Tra i primati negativi dell’Italia, si aggiunge anche quello di “maglia nera” tra i 34 Paesi Ocse per quanto riguarda la durata dei processi civili: ben 8 anni prima di arrivare al terzo grado di giudizio, contro una media di “soli” 778 giorni.
Proprio questa lungaggine dei processi penalizza, di fatto, lo sviluppo economico del Paese, che dimostra di avere una giustizia civile troppo lenta e non all’altezza dell’Europa, anche nei confronti degli investitori, ai quali non sono garantiti “rispetto dei contratti e la certezza del diritto di proprietà“.

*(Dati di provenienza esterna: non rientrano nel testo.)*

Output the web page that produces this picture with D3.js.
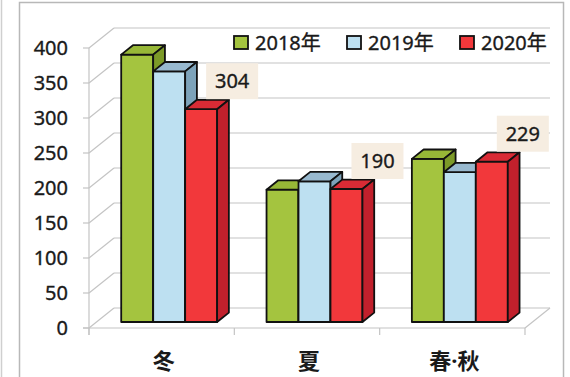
<!DOCTYPE html>
<html>
<head>
<meta charset="utf-8">
<script src="https://cdn.jsdelivr.net/npm/d3@7"></script>
<style>
  html, body { margin: 0; padding: 0; background: #fff; }
  svg { display: block; font-family: "Noto Sans", "Noto Sans CJK JP", sans-serif; }
  .num { stroke: #1a1a1a; stroke-width: 0.35px; }
</style>
</head>
<body>
<script>
// Seasons on the category axis, one column per year
const categories = ["冬", "夏", "春·秋"];
const seriesNames = ["2018年", "2019年", "2020年"];
const values2018 = [382, 189, 233];
const values2019 = [358, 201, 214];
const values2020 = [304, 190, 229];
const yTicks = [0, 50, 100, 150, 200, 250, 300, 350, 400];

const seriesValues = [values2018, values2019, values2020];
// front / top / side face colours per series
const faceColors = [
  { front: "#a4c43f", top: "#97b737", side: "#7c9a28" },
  { front: "#bde0f1", top: "#98b9cf", side: "#7da3ba" },
  { front: "#f2383b", top: "#d92b35", side: "#c1202c" }
];

const W = 570, H = 377;
const svg = d3.select("body").append("svg").attr("width", W).attr("height", H);
svg.append("rect").attr("width", W).attr("height", H).attr("fill", "#fff");

// frame
svg.append("line").attr("x1", 1.5).attr("x2", 1.5).attr("y1", 0).attr("y2", H)
  .attr("stroke", "#cfcfcf").attr("stroke-width", 1.5);
svg.append("rect").attr("x", 19.5).attr("y", 2.5).attr("width", 544).attr("height", 420)
  .attr("fill", "none").attr("stroke", "#b8b8b8").attr("stroke-width", 1.5);

// oblique 3D projection: depth direction of the plot box
const depth = { dx: 25, dy: -20 };
const left = 89, right = 525;
const y = d3.scaleLinear().domain([0, 400]).range([328, 48]);
const xBand = d3.scaleBand().domain(categories).range([left, right])
  .paddingInner(0.34).paddingOuter(0.17);
const xSub = d3.scaleBand().domain(seriesNames).range([0, xBand.bandwidth()]);

const gridColor = "#c4c4c4";
const grid = svg.append("g").attr("stroke", gridColor).attr("stroke-width", 1.2).attr("fill", "none");

// back wall gridlines and side wall diagonals
yTicks.forEach(t => {
  grid.append("line")
    .attr("x1", left + depth.dx).attr("x2", right + depth.dx)
    .attr("y1", y(t) + depth.dy).attr("y2", y(t) + depth.dy);
  grid.append("line")
    .attr("x1", left).attr("x2", left + depth.dx)
    .attr("y1", y(t)).attr("y2", y(t) + depth.dy);
});
// floor front and right edges
grid.append("line").attr("x1", left - 6).attr("x2", right).attr("y1", y(0)).attr("y2", y(0));
grid.append("line").attr("x1", right).attr("x2", right + depth.dx)
  .attr("y1", y(0)).attr("y2", y(0) + depth.dy);
// value axis line and ticks
grid.append("line").attr("x1", left).attr("x2", left).attr("y1", y(400)).attr("y2", y(0) + 7);
yTicks.forEach(t => {
  grid.append("line").attr("x1", left - 6).attr("x2", left).attr("y1", y(t)).attr("y2", y(t));
});
// category ticks
const catEdges = [left].concat(categories.map(c => xBand(c) + xBand.bandwidth() + xBand.step() * 0.17));
catEdges[catEdges.length - 1] = right;
catEdges.forEach(xx => {
  grid.append("line").attr("x1", xx).attr("x2", xx).attr("y1", y(0)).attr("y2", y(0) + 7);
});

// value axis labels
svg.append("g").selectAll("text").data(yTicks).join("text")
  .attr("class", "num")
  .attr("x", 68).attr("y", d => y(d) + 7)
  .attr("text-anchor", "end").attr("font-size", 20).attr("fill", "#1a1a1a")
  .text(d => d);

// category labels
svg.append("g").selectAll("text").data(categories).join("text")
  .attr("x", d => xBand(d) + xBand.bandwidth() / 2 + 2)
  .attr("y", 360).attr("dominant-baseline", "central")
  .attr("text-anchor", "middle").attr("font-size", 22).attr("font-weight", "bold")
  .attr("fill", "#1a1a1a")
  .text(d => d);

// columns
const f0 = 0.3, f1 = 0.47;
const off = { dx: depth.dx * f0, dy: depth.dy * f0 };
const bd = { dx: depth.dx * f1, dy: depth.dy * f1 };
const bars = svg.append("g").attr("stroke", "#111").attr("stroke-width", 1.8)
  .attr("stroke-linejoin", "round");

function barGeom(ci, si) {
  const v = seriesValues[si][ci];
  const xl = xBand(categories[ci]) + xSub(seriesNames[si]) + off.dx;
  const xr = xl + xSub.bandwidth();
  const yt = y(v) + off.dy;
  const yb = y(0) + off.dy;
  return { xl, xr, yt, yb };
}

categories.forEach((c, ci) => {
  seriesNames.forEach((s, si) => {
    const g = barGeom(ci, si);
    const col = faceColors[si];
    bars.append("rect").attr("x", g.xl).attr("y", g.yt)
      .attr("width", g.xr - g.xl).attr("height", g.yb - g.yt).attr("fill", col.front);
    bars.append("polygon").attr("fill", col.top).attr("points", [
      [g.xl, g.yt], [g.xl + bd.dx, g.yt + bd.dy], [g.xr + bd.dx, g.yt + bd.dy], [g.xr, g.yt]
    ].map(p => p.join(",")).join(" "));
    bars.append("polygon").attr("fill", col.side).attr("points", [
      [g.xr, g.yt], [g.xr + bd.dx, g.yt + bd.dy], [g.xr + bd.dx, g.yb + bd.dy], [g.xr, g.yb]
    ].map(p => p.join(",")).join(" "));
  });
});

// data labels for 2020
const labels = svg.append("g");
categories.forEach((c, ci) => {
  const g = barGeom(ci, 2);
  const cx = (g.xl + g.xr) / 2 + 31;
  const cy = g.yt - 28;
  labels.append("rect").attr("x", cx - 26).attr("y", cy - 18).attr("width", 52).attr("height", 36)
    .attr("fill", "#f6ede1");
  labels.append("text").attr("class", "num").attr("x", cx).attr("y", cy + 7)
    .attr("text-anchor", "middle").attr("font-size", 20).attr("fill", "#1a1a1a")
    .text(values2020[ci]);
});

// legend
const legend = svg.append("g");
legend.append("rect").attr("x", 212).attr("y", 29).attr("width", 344).attr("height", 27).attr("fill", "#fff");
seriesNames.forEach((s, si) => {
  const lx = 234 + si * 113;
  legend.append("rect").attr("x", lx).attr("y", 36).attr("width", 14).attr("height", 13)
    .attr("fill", faceColors[si].front).attr("stroke", "#111").attr("stroke-width", 1.8);
  legend.append("text").attr("class", "num").attr("x", lx + 21).attr("y", 49.5)
    .attr("font-size", 20).attr("fill", "#1a1a1a").text(s);
});
</script>
</body>
</html>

Ciò che manca, secondo l’Ocse, non sono le risorse ma una gestione efficiente dei tribunali, che migliorerebbe con una maggiore informatizzazione: “Molti Paesi non hanno ancora offerto servizi online, come la possibilità per gli avvocati di seguire i casi via web. Investimenti nell’informatizzazione dei tribunali sono correlati a una più alta produttività dei giudici“.
Tra i Paesi che, nel 2010, hanno fatto registrare le migliori performance, c’è il Giappone, con una lunghezza media del primo grado di 107 giorni, e l’Italia fanalino di coda con 564 giorni.
Dall’analisi Ocse: “La lunghezza media di un processo in sede civile, al termine del terzo grado di giudizio, e’ stata di 788 giorni, con la Svizzera, più virtuosa, con solo 368 giorni e l’Italia, fanalino di coda, con quasi otto anni di durata. Dai dati raccolti dall’Ocse, non emerge un legame tra la percentuale di PIL spesa per la macchina della giustizia e le performance del sistema: Paesi con gli stessi stanziamenti mostrano infatti una durata dei processi molto diversa tra loro. L’organizzazione cita a esempio Paesi come “Italia, Repubblica Slovacca, Svizzera e Repubblica Ceca che stanziano circa lo 0,2% del PIL per finanziare il sistema giustizia, ma mentre in Svizzera e in Repubblica Ceca la media della durata di un processo e’ di 130 giorni, il dato aumenta di 2,7 volte per la Repubblica Slovacca e di quattro volte per l’Italia“.